Only the lines from the top of the listing below to the line that has "(1.5,1.5) rectangle (1035.5,977.5);" should be echoed, with both ends kept and pictures left out.

- _RECORDS TO USE_

-=-=-

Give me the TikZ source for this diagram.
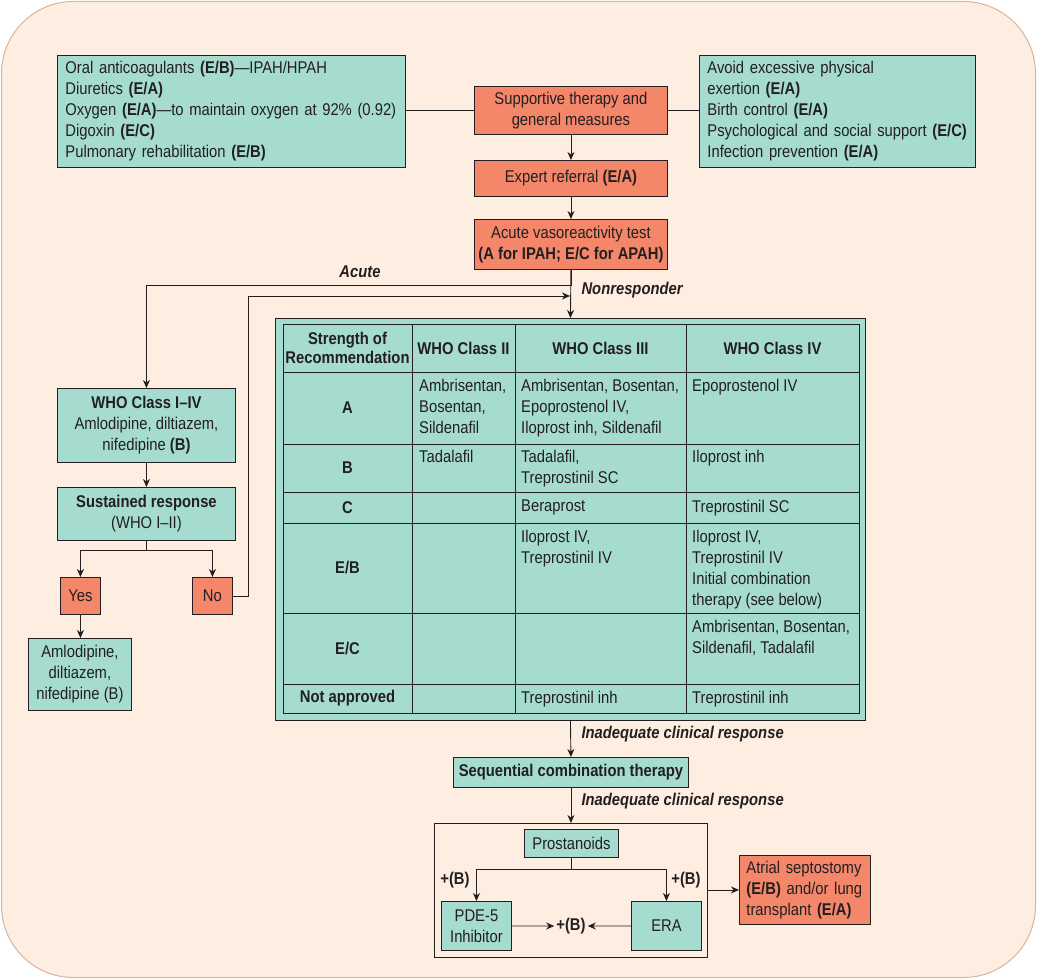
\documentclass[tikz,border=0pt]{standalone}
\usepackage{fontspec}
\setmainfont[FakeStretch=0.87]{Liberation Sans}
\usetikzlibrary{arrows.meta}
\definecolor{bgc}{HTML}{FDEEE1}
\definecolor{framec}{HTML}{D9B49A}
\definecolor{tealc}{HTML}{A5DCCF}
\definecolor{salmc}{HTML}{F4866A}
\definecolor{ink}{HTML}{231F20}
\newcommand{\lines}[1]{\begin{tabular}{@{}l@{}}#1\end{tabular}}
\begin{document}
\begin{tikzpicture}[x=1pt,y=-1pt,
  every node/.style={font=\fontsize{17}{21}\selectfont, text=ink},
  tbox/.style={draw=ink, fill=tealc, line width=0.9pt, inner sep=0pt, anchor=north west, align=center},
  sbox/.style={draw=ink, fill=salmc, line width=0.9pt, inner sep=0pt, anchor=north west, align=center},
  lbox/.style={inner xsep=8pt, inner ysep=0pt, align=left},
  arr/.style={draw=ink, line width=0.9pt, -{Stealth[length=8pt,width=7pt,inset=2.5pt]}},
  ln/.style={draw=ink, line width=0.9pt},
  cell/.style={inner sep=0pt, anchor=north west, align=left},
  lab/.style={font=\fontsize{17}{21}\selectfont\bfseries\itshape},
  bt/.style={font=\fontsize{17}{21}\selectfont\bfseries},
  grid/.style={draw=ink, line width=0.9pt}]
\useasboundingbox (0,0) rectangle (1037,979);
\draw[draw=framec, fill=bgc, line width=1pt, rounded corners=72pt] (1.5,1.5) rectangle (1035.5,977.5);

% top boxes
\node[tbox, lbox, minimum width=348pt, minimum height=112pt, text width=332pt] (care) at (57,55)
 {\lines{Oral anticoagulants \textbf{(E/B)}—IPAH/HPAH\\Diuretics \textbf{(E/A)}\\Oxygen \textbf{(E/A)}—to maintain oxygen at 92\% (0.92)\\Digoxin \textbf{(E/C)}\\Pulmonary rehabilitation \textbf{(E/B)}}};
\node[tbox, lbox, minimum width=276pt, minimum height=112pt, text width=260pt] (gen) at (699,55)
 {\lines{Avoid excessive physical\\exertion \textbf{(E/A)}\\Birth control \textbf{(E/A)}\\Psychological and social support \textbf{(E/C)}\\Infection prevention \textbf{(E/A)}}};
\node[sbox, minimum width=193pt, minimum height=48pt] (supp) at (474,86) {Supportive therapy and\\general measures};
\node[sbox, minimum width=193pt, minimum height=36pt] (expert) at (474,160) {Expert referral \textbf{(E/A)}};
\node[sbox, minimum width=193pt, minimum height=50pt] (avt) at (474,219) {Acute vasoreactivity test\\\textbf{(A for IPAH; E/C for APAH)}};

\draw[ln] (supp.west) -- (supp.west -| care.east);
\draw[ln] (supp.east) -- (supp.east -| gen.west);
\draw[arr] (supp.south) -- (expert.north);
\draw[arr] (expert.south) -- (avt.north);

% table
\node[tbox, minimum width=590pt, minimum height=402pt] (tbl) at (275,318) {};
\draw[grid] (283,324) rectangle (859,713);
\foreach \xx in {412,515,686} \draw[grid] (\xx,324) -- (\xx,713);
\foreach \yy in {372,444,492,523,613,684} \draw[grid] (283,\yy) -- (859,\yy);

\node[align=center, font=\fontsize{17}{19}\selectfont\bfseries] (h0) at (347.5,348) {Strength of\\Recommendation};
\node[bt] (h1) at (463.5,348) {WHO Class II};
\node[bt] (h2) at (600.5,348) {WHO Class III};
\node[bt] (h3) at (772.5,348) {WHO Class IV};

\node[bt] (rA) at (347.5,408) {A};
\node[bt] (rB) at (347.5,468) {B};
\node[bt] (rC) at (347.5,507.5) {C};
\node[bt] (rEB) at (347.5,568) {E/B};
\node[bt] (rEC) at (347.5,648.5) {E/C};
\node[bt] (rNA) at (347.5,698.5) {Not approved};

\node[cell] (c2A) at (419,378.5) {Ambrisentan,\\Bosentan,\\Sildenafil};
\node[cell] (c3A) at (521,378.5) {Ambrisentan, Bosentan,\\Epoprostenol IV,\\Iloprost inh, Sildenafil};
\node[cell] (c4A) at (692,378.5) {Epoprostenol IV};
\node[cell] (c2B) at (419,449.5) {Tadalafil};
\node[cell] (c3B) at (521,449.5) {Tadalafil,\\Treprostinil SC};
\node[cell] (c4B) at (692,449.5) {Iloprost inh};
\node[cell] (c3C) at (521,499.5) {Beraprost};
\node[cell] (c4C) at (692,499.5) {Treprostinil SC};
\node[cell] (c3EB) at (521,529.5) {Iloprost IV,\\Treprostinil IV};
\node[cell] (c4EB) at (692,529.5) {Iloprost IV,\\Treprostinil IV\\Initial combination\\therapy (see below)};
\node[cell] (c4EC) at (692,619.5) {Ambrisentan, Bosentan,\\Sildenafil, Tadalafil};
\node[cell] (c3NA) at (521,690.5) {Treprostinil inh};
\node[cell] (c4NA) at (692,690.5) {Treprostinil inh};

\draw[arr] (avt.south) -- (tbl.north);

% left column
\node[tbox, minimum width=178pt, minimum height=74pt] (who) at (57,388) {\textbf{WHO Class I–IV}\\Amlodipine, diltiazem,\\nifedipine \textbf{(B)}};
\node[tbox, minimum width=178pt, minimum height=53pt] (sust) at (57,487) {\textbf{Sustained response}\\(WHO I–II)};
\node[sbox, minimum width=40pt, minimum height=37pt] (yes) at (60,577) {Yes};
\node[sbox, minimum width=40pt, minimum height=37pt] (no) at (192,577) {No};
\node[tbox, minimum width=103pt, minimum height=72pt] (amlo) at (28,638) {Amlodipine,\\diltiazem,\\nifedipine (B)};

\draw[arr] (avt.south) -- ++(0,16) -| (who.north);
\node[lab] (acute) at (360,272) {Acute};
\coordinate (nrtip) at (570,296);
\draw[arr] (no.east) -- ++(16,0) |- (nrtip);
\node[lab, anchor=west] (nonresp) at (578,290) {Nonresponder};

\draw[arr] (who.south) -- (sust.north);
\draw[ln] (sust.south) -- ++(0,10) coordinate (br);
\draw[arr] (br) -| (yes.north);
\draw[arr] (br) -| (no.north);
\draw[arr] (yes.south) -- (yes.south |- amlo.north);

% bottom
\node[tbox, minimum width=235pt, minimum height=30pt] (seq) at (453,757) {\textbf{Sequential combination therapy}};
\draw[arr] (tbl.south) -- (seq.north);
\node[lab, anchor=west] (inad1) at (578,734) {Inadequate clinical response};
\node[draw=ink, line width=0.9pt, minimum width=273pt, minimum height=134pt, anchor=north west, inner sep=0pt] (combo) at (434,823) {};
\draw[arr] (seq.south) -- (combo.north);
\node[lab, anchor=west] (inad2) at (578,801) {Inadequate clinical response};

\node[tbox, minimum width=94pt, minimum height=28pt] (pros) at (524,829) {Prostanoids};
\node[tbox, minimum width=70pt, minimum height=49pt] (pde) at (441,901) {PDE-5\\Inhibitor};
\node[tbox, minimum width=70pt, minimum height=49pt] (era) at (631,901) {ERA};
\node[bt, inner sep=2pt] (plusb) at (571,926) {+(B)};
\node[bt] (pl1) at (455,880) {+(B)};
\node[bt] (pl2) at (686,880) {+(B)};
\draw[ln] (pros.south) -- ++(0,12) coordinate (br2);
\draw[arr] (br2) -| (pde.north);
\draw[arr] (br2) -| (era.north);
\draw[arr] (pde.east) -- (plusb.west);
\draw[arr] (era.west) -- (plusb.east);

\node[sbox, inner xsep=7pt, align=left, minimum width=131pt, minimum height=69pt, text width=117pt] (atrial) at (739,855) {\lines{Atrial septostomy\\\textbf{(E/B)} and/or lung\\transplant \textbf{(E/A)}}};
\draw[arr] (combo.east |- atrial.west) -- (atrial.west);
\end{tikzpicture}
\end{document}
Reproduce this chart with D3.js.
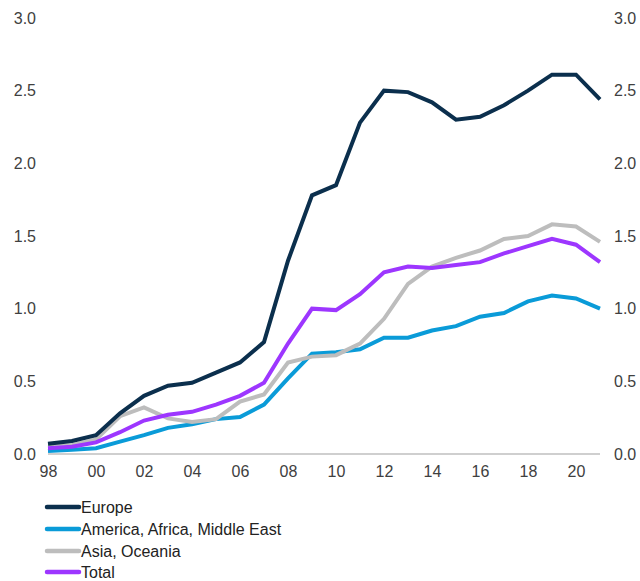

-=-=-

- _ANSWER TO THE PROBLEM_
Give me the TikZ source for this diagram.
\documentclass[tikz,border=0pt]{standalone}
\usepackage{fontspec}
\setmainfont[FakeStretch=0.87]{Liberation Sans}
\usetikzlibrary{arrows.meta}
\definecolor{bgc}{HTML}{FDEEE1}
\definecolor{framec}{HTML}{D9B49A}
\definecolor{tealc}{HTML}{A5DCCF}
\definecolor{salmc}{HTML}{F4866A}
\definecolor{ink}{HTML}{231F20}
\newcommand{\lines}[1]{\begin{tabular}{@{}l@{}}#1\end{tabular}}
\begin{document}
\begin{tikzpicture}[x=1pt,y=-1pt,
  every node/.style={font=\fontsize{17}{21}\selectfont, text=ink},
  tbox/.style={draw=ink, fill=tealc, line width=0.9pt, inner sep=0pt, anchor=north west, align=center},
  sbox/.style={draw=ink, fill=salmc, line width=0.9pt, inner sep=0pt, anchor=north west, align=center},
  lbox/.style={inner xsep=8pt, inner ysep=0pt, align=left},
  arr/.style={draw=ink, line width=0.9pt, -{Stealth[length=8pt,width=7pt,inset=2.5pt]}},
  ln/.style={draw=ink, line width=0.9pt},
  cell/.style={inner sep=0pt, anchor=north west, align=left},
  lab/.style={font=\fontsize{17}{21}\selectfont\bfseries\itshape},
  bt/.style={font=\fontsize{17}{21}\selectfont\bfseries},
  grid/.style={draw=ink, line width=0.9pt}]
\useasboundingbox (0,0) rectangle (1037,979);
\draw[draw=framec, fill=bgc, line width=1pt, rounded corners=72pt] (1.5,1.5) rectangle (1035.5,977.5);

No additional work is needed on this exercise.